Bill Hagen (billha@ionet.net)
Sun, 10 May 1998 23:26:54 -0500 (CDT) Enjoyed all the responses to my intial negative on DC's Blues. For those
of you who like that kind of frenetic interior style, I recommend Thomas
Pynchon's _The Crying of Lot 49_, a good read even if you're not as
paranoid as we were in the 60s. [Not hard-boiled either.]
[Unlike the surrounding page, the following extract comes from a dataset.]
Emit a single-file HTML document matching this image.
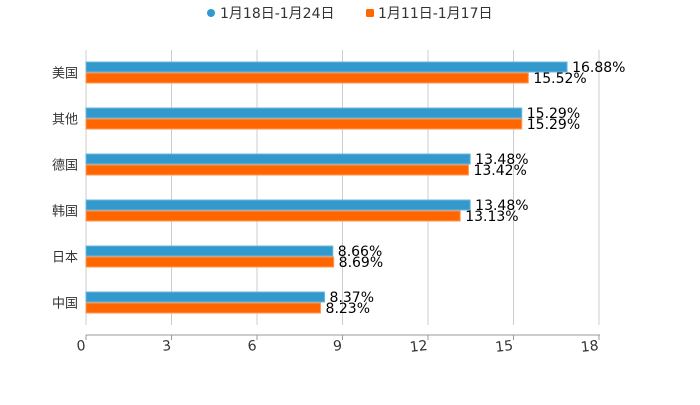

Like several of you, I found Nocturnes getting better as it went along. I
especially liked the cops on the run in "Dial Axminster 6-400," though I
couldn't figure why Blanchard would pass out (or was he knocked out?) after
a long day of action. Probably missed something. "Torch Number" had a
nice curve to it, a relatively upbeat ending, come to think of it. A song
connects you to someone, and all you have left is the song. Plus
royalties.

What's interested me in the posts about Ellroy is the research evident
behind many of the stories. I'm in the middle of _The Big Nowhere_ and
realize that I'm beginning to accept his accounts of the LAPD as, well,
pretty near the truth. Like a good realist, he's used details I know are
accurate to pull me into a general acceptance of the probabilities. But a
question of consistency arises: through the Quartet novels and these short
stories, Ellroy threads a number of characters-- Meeks, Blanchard, Cohen,
Loew, among others--and events that reappear or are recalled enough to
build his fictional world. Sort of like a hard-boiled Yoknapatawpha
County, the place that William Faulkner built. This leads me to the
question:

His research suggests that Ellroy is careful about at least some of his
historical details. Is he equally careful about characters and stories
that reappear in different fictions? Are they consistent?

Bill Hagen
<billha@ionet.net>

#
# To unsubscribe, say "unsubscribe rara-avis" to majordomo@icomm.ca.
# The web pages for the list are at http://www.vex.net/~buff/rara-avis/.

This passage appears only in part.